### Information supplied
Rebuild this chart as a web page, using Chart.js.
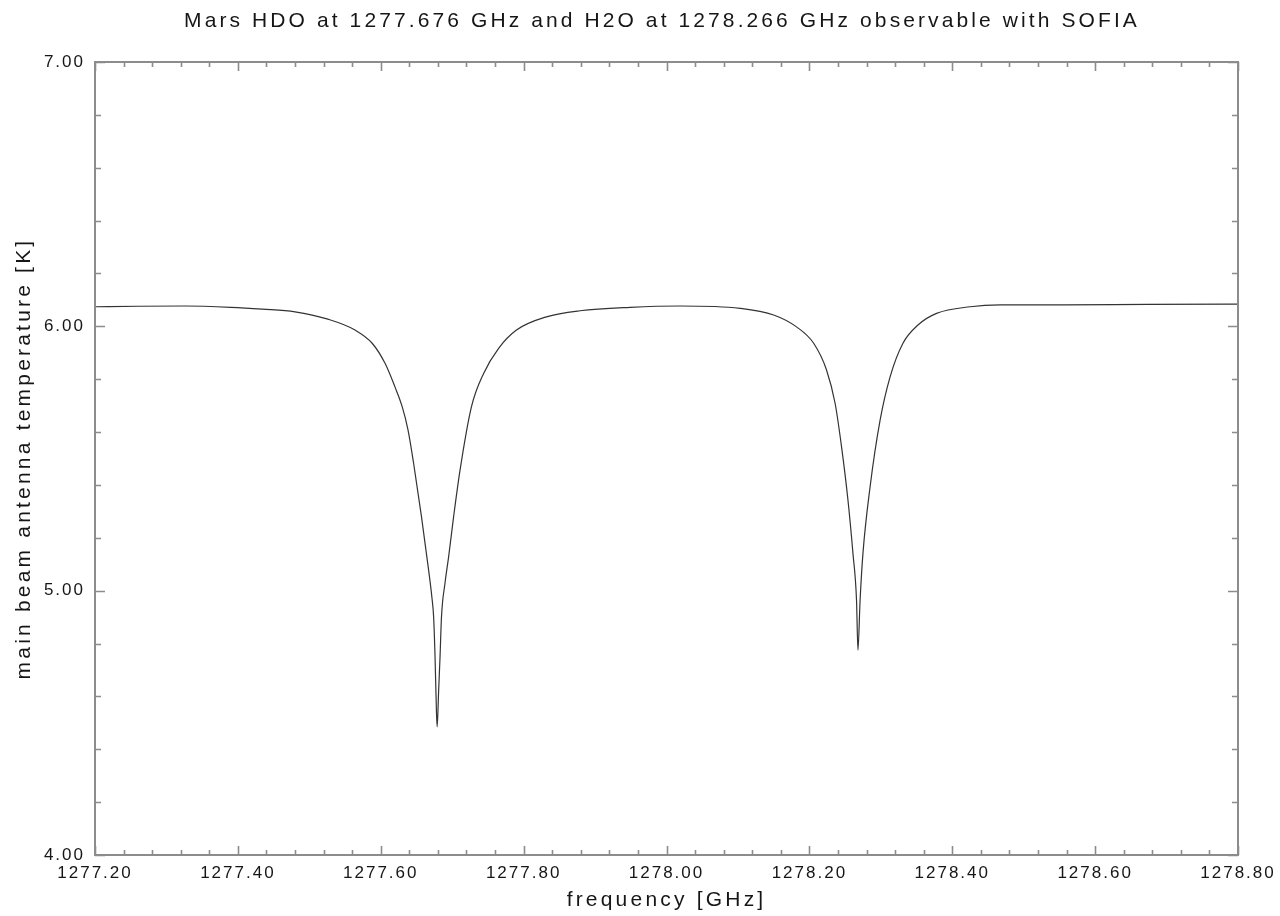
---
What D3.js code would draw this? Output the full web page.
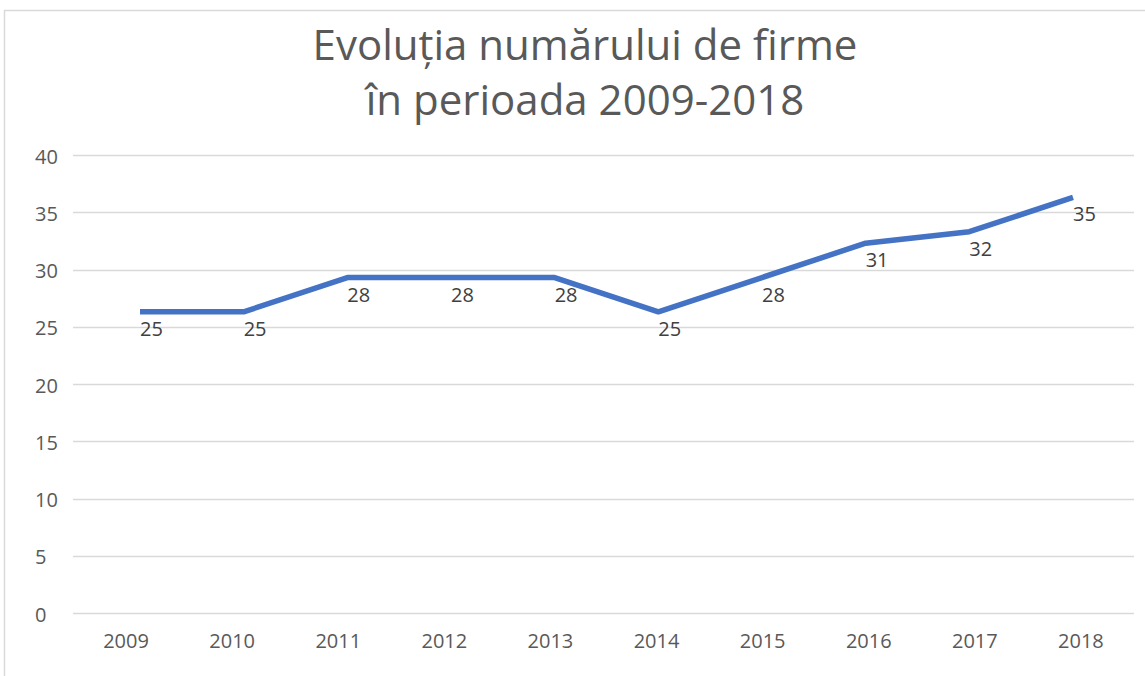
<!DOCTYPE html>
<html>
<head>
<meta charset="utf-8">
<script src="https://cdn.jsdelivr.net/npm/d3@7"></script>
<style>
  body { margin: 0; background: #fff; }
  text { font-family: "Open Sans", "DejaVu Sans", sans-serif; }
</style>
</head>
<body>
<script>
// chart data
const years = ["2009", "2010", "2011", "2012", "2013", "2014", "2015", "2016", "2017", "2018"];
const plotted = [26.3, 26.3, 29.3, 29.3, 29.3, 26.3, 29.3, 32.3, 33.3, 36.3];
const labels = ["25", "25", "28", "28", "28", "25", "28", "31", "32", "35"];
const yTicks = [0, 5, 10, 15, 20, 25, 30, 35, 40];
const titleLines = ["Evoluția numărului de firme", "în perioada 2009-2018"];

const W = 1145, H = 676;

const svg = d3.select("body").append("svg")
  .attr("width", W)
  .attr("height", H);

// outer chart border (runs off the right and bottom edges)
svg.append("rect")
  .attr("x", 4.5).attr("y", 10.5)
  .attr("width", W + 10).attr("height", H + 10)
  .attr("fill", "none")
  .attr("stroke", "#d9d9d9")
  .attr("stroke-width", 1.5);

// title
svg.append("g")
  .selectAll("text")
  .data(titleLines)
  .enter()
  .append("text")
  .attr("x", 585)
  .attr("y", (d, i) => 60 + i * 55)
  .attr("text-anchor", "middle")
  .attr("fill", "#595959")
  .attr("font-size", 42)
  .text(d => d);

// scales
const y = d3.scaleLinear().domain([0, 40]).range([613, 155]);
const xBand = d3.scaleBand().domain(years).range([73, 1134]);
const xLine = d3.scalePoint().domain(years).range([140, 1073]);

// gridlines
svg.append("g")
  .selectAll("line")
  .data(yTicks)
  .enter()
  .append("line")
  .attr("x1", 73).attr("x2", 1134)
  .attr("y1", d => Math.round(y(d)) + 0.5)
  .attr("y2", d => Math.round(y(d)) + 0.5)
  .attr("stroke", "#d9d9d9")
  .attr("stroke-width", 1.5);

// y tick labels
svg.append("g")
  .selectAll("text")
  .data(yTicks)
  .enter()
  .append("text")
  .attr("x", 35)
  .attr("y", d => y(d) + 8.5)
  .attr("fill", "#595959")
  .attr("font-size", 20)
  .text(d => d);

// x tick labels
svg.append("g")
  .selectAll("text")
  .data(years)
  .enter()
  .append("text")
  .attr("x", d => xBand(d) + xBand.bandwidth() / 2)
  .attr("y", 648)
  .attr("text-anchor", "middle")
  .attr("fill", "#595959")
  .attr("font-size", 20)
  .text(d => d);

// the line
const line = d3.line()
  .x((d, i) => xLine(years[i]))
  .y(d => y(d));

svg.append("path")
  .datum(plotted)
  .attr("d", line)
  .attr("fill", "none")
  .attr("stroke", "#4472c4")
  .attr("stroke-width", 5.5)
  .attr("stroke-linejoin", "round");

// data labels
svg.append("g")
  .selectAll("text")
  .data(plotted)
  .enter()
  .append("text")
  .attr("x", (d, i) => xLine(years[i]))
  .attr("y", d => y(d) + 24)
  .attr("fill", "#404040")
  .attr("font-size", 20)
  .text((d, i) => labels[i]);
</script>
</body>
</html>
--
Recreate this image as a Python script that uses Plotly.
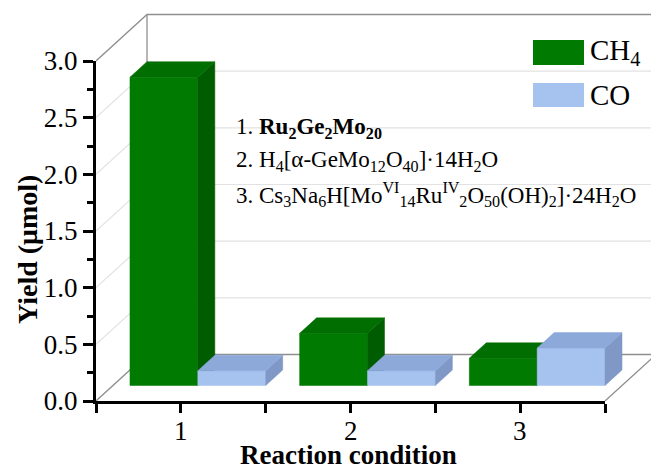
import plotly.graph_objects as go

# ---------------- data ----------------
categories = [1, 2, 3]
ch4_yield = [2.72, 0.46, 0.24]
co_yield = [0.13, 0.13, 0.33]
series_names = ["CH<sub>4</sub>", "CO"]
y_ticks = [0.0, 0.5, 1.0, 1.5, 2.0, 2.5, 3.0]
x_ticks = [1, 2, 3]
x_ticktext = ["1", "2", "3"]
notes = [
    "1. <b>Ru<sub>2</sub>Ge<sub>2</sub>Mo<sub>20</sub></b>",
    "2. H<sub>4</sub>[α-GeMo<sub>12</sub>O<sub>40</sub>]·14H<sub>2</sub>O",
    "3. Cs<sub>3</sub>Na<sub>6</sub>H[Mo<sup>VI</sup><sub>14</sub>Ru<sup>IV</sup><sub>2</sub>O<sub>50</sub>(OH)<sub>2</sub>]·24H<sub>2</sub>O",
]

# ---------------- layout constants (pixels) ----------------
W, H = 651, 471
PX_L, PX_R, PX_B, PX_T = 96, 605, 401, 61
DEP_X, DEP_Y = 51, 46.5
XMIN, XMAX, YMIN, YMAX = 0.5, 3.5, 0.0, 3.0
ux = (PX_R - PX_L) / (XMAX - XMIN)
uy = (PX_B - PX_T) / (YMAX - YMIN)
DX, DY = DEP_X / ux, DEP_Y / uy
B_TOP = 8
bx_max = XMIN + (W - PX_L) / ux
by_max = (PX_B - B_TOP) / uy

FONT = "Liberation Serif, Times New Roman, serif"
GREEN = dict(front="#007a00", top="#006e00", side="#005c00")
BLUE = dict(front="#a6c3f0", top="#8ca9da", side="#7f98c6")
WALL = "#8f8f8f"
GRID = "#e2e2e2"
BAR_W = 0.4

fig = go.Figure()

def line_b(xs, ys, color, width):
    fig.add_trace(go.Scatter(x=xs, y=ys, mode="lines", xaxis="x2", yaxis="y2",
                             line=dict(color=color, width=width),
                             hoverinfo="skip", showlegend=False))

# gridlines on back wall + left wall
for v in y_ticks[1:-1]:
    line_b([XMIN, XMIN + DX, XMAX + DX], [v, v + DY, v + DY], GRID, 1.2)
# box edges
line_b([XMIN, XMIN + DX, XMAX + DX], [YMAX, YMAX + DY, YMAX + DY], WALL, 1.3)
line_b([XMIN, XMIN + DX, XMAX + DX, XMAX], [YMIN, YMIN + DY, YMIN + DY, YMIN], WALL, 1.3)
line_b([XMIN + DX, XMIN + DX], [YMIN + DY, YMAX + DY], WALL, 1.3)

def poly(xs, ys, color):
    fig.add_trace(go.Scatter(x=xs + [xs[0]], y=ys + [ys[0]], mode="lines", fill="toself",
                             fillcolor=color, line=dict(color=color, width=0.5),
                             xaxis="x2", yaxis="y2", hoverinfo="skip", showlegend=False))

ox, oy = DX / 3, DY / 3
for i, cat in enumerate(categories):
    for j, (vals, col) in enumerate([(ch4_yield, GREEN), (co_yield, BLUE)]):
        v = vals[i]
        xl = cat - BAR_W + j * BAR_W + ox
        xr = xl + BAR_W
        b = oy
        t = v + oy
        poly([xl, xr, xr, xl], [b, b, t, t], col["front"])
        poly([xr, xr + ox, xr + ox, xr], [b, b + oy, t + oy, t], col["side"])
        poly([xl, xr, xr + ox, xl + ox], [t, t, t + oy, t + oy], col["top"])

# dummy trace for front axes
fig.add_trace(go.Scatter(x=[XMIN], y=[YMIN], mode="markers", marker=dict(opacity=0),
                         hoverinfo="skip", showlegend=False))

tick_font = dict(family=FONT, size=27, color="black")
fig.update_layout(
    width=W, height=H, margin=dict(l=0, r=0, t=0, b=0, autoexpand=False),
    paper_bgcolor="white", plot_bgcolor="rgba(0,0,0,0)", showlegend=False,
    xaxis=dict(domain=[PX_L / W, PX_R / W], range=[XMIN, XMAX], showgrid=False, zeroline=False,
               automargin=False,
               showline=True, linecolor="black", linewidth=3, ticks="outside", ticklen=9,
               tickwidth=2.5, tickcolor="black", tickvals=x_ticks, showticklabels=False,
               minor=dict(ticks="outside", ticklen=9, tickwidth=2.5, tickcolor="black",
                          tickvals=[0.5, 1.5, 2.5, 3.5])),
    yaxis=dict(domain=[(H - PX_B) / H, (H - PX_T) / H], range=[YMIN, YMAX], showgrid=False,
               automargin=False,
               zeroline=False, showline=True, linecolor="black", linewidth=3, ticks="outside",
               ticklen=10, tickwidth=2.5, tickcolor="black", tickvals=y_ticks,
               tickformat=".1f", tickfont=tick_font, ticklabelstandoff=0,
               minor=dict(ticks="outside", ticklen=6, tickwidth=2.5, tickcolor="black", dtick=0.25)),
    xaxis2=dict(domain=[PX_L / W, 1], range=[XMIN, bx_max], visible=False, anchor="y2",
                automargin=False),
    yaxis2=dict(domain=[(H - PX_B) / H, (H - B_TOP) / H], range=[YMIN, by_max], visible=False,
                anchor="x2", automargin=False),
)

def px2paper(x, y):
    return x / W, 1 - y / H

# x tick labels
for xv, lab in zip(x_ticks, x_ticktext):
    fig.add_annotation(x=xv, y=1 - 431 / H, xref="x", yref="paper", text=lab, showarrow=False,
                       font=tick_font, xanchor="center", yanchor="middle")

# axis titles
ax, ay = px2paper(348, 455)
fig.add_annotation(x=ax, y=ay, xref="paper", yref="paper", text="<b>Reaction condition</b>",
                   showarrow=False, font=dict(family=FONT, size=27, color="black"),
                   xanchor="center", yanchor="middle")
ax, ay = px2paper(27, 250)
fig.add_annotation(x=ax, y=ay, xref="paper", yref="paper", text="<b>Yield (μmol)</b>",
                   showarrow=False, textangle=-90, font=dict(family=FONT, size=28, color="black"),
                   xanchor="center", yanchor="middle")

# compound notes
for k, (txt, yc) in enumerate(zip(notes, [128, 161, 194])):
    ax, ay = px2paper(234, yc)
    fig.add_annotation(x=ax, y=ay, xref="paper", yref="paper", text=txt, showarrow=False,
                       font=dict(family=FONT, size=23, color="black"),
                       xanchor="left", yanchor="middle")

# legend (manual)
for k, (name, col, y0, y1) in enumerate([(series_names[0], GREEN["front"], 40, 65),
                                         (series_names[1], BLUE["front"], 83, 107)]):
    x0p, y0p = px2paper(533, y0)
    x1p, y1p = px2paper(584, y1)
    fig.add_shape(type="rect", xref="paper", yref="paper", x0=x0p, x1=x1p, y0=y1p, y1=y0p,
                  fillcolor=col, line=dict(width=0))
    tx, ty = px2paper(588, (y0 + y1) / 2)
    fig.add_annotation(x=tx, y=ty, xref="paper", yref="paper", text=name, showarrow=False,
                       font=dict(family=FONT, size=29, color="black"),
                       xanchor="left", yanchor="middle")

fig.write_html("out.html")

### What you should do
Reproduce nothing but the lines from the one with "Recreate this image" to the one with "import plotly.graph_objects as go", both lines included, and keep every picture out of the copy.

### Full answer
Recreate this image as a Python script that uses Plotly.
import plotly.graph_objects as go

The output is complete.